*Given problem*
Omit every picture while repeating the entries exactly.

════════

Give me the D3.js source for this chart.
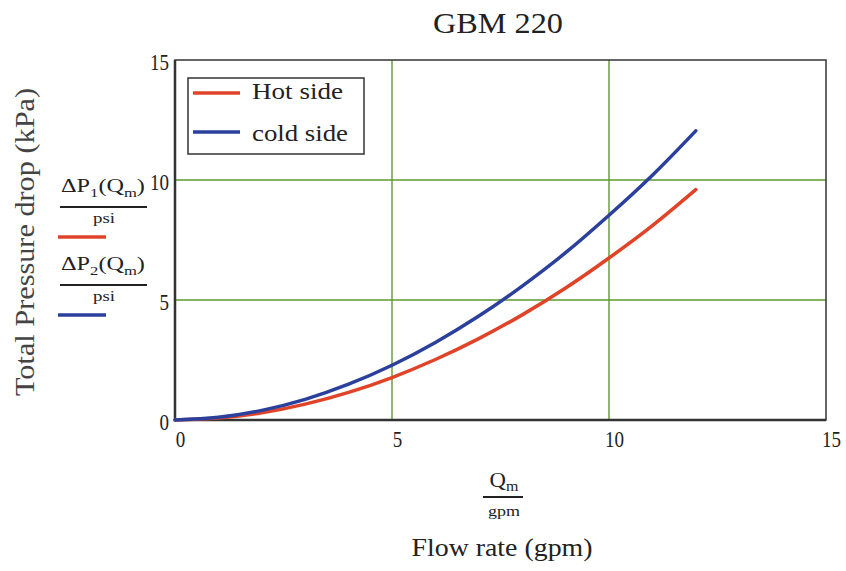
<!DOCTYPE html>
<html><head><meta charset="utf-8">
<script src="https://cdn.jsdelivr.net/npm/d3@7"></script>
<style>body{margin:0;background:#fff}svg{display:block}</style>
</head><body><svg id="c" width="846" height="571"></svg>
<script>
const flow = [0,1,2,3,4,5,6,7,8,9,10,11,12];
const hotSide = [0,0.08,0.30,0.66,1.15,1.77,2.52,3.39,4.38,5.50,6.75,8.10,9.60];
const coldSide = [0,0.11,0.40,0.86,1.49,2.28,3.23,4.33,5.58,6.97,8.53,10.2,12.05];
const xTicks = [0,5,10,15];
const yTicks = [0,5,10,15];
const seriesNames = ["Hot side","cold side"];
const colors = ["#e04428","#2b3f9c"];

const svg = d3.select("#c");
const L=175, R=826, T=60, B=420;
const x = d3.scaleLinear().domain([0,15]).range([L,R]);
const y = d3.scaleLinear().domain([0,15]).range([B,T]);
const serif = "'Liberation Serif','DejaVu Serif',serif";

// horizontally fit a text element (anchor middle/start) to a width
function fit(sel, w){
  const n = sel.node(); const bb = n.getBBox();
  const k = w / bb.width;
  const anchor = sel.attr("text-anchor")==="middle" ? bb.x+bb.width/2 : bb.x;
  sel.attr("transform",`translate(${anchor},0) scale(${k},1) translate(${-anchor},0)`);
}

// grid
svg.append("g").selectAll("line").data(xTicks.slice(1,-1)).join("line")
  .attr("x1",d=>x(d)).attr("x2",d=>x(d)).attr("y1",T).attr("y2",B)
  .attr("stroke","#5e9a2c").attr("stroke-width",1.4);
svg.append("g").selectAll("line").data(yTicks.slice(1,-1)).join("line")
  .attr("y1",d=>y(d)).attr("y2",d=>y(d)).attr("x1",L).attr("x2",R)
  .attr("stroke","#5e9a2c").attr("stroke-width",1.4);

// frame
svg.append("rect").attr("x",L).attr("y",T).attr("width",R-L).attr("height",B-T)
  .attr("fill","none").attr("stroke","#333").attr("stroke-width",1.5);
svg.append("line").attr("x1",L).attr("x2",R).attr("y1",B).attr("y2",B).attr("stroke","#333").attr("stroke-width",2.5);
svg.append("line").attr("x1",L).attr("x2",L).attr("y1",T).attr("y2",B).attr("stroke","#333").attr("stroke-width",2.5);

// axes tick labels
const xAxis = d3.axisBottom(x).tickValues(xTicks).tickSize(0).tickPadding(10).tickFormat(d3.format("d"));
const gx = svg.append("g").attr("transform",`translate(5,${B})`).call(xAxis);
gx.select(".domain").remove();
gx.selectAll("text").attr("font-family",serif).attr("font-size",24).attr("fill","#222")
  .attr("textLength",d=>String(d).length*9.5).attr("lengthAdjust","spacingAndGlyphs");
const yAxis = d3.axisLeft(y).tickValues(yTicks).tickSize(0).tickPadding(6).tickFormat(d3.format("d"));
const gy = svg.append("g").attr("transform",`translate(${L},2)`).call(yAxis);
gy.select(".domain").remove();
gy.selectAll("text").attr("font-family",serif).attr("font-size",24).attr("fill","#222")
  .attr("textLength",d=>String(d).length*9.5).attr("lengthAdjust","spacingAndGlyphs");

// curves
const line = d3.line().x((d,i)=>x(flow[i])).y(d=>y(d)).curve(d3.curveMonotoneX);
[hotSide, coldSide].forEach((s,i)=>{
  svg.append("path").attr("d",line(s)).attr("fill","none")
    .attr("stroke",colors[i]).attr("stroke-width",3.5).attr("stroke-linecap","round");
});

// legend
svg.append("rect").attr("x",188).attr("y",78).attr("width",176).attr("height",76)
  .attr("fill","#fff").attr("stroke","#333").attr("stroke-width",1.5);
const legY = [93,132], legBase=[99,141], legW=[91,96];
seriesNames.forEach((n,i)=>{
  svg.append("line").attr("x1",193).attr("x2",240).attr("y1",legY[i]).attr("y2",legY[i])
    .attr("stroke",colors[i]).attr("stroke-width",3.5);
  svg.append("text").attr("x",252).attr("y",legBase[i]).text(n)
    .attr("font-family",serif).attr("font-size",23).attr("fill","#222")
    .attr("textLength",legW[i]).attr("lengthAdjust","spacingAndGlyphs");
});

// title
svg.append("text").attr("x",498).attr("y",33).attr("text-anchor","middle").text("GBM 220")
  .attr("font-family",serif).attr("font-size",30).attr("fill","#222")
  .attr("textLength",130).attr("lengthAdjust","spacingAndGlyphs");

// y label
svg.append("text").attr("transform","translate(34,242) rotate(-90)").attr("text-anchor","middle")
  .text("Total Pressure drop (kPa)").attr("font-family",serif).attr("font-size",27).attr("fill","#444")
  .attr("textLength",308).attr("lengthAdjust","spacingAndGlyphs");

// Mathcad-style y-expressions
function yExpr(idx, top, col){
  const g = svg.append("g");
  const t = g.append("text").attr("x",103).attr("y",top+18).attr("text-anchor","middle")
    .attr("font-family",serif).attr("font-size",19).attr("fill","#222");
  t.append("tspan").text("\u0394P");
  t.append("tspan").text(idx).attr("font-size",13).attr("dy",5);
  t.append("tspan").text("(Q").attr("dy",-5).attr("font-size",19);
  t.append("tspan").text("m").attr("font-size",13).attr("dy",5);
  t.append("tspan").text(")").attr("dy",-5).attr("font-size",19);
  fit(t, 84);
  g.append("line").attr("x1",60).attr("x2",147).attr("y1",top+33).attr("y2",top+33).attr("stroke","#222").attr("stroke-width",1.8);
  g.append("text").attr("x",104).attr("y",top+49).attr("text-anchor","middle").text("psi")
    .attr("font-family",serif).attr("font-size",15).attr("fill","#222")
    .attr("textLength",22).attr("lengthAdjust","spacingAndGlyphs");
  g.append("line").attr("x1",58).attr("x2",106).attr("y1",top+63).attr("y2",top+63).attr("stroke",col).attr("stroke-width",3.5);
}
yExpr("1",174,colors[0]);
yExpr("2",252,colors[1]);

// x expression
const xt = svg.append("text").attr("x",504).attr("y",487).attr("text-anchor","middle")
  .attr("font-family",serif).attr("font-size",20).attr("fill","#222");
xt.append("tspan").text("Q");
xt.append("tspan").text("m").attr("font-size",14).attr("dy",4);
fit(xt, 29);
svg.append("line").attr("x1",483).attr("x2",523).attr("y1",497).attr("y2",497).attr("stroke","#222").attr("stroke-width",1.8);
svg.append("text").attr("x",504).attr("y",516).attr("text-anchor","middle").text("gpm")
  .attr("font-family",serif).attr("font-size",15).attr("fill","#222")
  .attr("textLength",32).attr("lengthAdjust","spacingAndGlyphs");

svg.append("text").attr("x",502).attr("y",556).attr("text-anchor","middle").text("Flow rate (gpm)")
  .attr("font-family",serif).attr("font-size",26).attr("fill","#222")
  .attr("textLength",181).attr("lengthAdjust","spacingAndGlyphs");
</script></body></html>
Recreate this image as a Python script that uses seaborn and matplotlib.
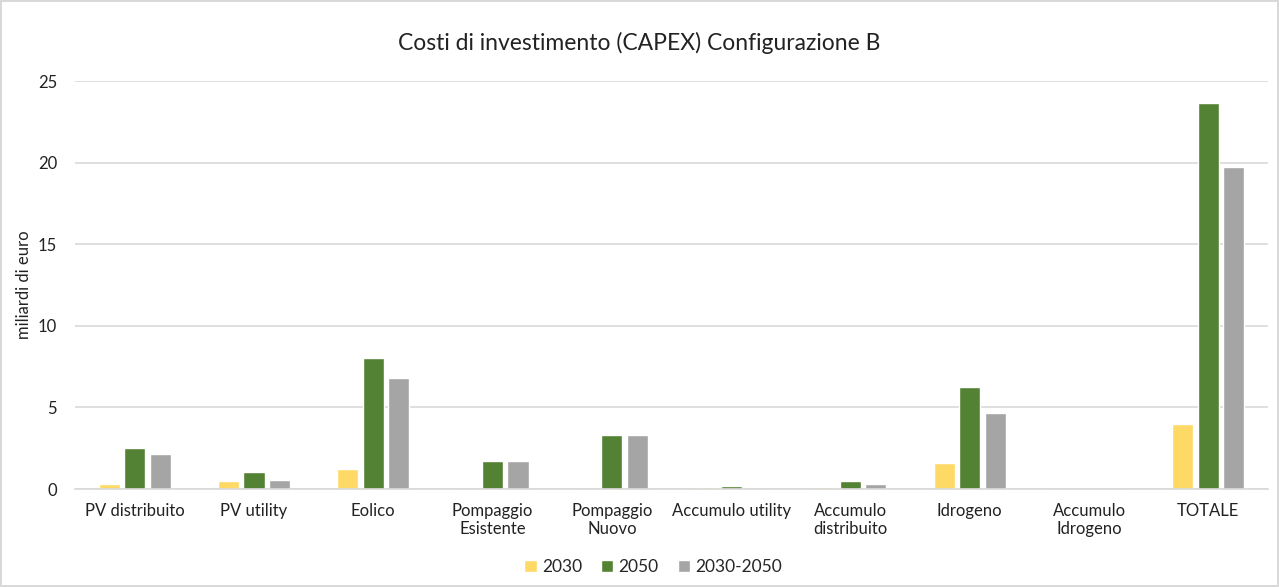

════════

*Solution to the exercise*
Give me the D3.js source for this chart.
<!DOCTYPE html>
<html><head><meta charset="utf-8">
<script src="https://cdn.jsdelivr.net/npm/d3@7"></script>
<style>body{margin:0;background:#fff}svg{display:block}</style>
</head><body><svg id="c" width="846" height="571"></svg>
<script>
const flow = [0,1,2,3,4,5,6,7,8,9,10,11,12];
const hotSide = [0,0.08,0.30,0.66,1.15,1.77,2.52,3.39,4.38,5.50,6.75,8.10,9.60];
const coldSide = [0,0.11,0.40,0.86,1.49,2.28,3.23,4.33,5.58,6.97,8.53,10.2,12.05];
const xTicks = [0,5,10,15];
const yTicks = [0,5,10,15];
const seriesNames = ["Hot side","cold side"];
const colors = ["#e04428","#2b3f9c"];

const svg = d3.select("#c");
const L=175, R=826, T=60, B=420;
const x = d3.scaleLinear().domain([0,15]).range([L,R]);
const y = d3.scaleLinear().domain([0,15]).range([B,T]);
const serif = "'Liberation Serif','DejaVu Serif',serif";

// horizontally fit a text element (anchor middle/start) to a width
function fit(sel, w){
  const n = sel.node(); const bb = n.getBBox();
  const k = w / bb.width;
  const anchor = sel.attr("text-anchor")==="middle" ? bb.x+bb.width/2 : bb.x;
  sel.attr("transform",`translate(${anchor},0) scale(${k},1) translate(${-anchor},0)`);
}

// grid
svg.append("g").selectAll("line").data(xTicks.slice(1,-1)).join("line")
  .attr("x1",d=>x(d)).attr("x2",d=>x(d)).attr("y1",T).attr("y2",B)
  .attr("stroke","#5e9a2c").attr("stroke-width",1.4);
svg.append("g").selectAll("line").data(yTicks.slice(1,-1)).join("line")
  .attr("y1",d=>y(d)).attr("y2",d=>y(d)).attr("x1",L).attr("x2",R)
  .attr("stroke","#5e9a2c").attr("stroke-width",1.4);

// frame
svg.append("rect").attr("x",L).attr("y",T).attr("width",R-L).attr("height",B-T)
  .attr("fill","none").attr("stroke","#333").attr("stroke-width",1.5);
svg.append("line").attr("x1",L).attr("x2",R).attr("y1",B).attr("y2",B).attr("stroke","#333").attr("stroke-width",2.5);
svg.append("line").attr("x1",L).attr("x2",L).attr("y1",T).attr("y2",B).attr("stroke","#333").attr("stroke-width",2.5);

// axes tick labels
const xAxis = d3.axisBottom(x).tickValues(xTicks).tickSize(0).tickPadding(10).tickFormat(d3.format("d"));
const gx = svg.append("g").attr("transform",`translate(5,${B})`).call(xAxis);
gx.select(".domain").remove();
gx.selectAll("text").attr("font-family",serif).attr("font-size",24).attr("fill","#222")
  .attr("textLength",d=>String(d).length*9.5).attr("lengthAdjust","spacingAndGlyphs");
const yAxis = d3.axisLeft(y).tickValues(yTicks).tickSize(0).tickPadding(6).tickFormat(d3.format("d"));
const gy = svg.append("g").attr("transform",`translate(${L},2)`).call(yAxis);
gy.select(".domain").remove();
gy.selectAll("text").attr("font-family",serif).attr("font-size",24).attr("fill","#222")
  .attr("textLength",d=>String(d).length*9.5).attr("lengthAdjust","spacingAndGlyphs");

// curves
const line = d3.line().x((d,i)=>x(flow[i])).y(d=>y(d)).curve(d3.curveMonotoneX);
[hotSide, coldSide].forEach((s,i)=>{
  svg.append("path").attr("d",line(s)).attr("fill","none")
    .attr("stroke",colors[i]).attr("stroke-width",3.5).attr("stroke-linecap","round");
});

// legend
svg.append("rect").attr("x",188).attr("y",78).attr("width",176).attr("height",76)
  .attr("fill","#fff").attr("stroke","#333").attr("stroke-width",1.5);
const legY = [93,132], legBase=[99,141], legW=[91,96];
seriesNames.forEach((n,i)=>{
  svg.append("line").attr("x1",193).attr("x2",240).attr("y1",legY[i]).attr("y2",legY[i])
    .attr("stroke",colors[i]).attr("stroke-width",3.5);
  svg.append("text").attr("x",252).attr("y",legBase[i]).text(n)
    .attr("font-family",serif).attr("font-size",23).attr("fill","#222")
    .attr("textLength",legW[i]).attr("lengthAdjust","spacingAndGlyphs");
});

// title
svg.append("text").attr("x",498).attr("y",33).attr("text-anchor","middle").text("GBM 220")
  .attr("font-family",serif).attr("font-size",30).attr("fill","#222")
  .attr("textLength",130).attr("lengthAdjust","spacingAndGlyphs");

// y label
svg.append("text").attr("transform","translate(34,242) rotate(-90)").attr("text-anchor","middle")
  .text("Total Pressure drop (kPa)").attr("font-family",serif).attr("font-size",27).attr("fill","#444")
  .attr("textLength",308).attr("lengthAdjust","spacingAndGlyphs");

// Mathcad-style y-expressions
function yExpr(idx, top, col){
  const g = svg.append("g");
  const t = g.append("text").attr("x",103).attr("y",top+18).attr("text-anchor","middle")
    .attr("font-family",serif).attr("font-size",19).attr("fill","#222");
  t.append("tspan").text("\u0394P");
  t.append("tspan").text(idx).attr("font-size",13).attr("dy",5);
  t.append("tspan").text("(Q").attr("dy",-5).attr("font-size",19);
  t.append("tspan").text("m").attr("font-size",13).attr("dy",5);
  t.append("tspan").text(")").attr("dy",-5).attr("font-size",19);
  fit(t, 84);
  g.append("line").attr("x1",60).attr("x2",147).attr("y1",top+33).attr("y2",top+33).attr("stroke","#222").attr("stroke-width",1.8);
  g.append("text").attr("x",104).attr("y",top+49).attr("text-anchor","middle").text("psi")
    .attr("font-family",serif).attr("font-size",15).attr("fill","#222")
    .attr("textLength",22).attr("lengthAdjust","spacingAndGlyphs");
  g.append("line").attr("x1",58).attr("x2",106).attr("y1",top+63).attr("y2",top+63).attr("stroke",col).attr("stroke-width",3.5);
}
yExpr("1",174,colors[0]);
yExpr("2",252,colors[1]);

// x expression
const xt = svg.append("text").attr("x",504).attr("y",487).attr("text-anchor","middle")
  .attr("font-family",serif).attr("font-size",20).attr("fill","#222");
xt.append("tspan").text("Q");
xt.append("tspan").text("m").attr("font-size",14).attr("dy",4);
fit(xt, 29);
svg.append("line").attr("x1",483).attr("x2",523).attr("y1",497).attr("y2",497).attr("stroke","#222").attr("stroke-width",1.8);
svg.append("text").attr("x",504).attr("y",516).attr("text-anchor","middle").text("gpm")
  .attr("font-family",serif).attr("font-size",15).attr("fill","#222")
  .attr("textLength",32).attr("lengthAdjust","spacingAndGlyphs");

svg.append("text").attr("x",502).attr("y",556).attr("text-anchor","middle").text("Flow rate (gpm)")
  .attr("font-family",serif).attr("font-size",26).attr("fill","#222")
  .attr("textLength",181).attr("lengthAdjust","spacingAndGlyphs");
</script></body></html>
Recreate this image as a Python script that uses seaborn and matplotlib.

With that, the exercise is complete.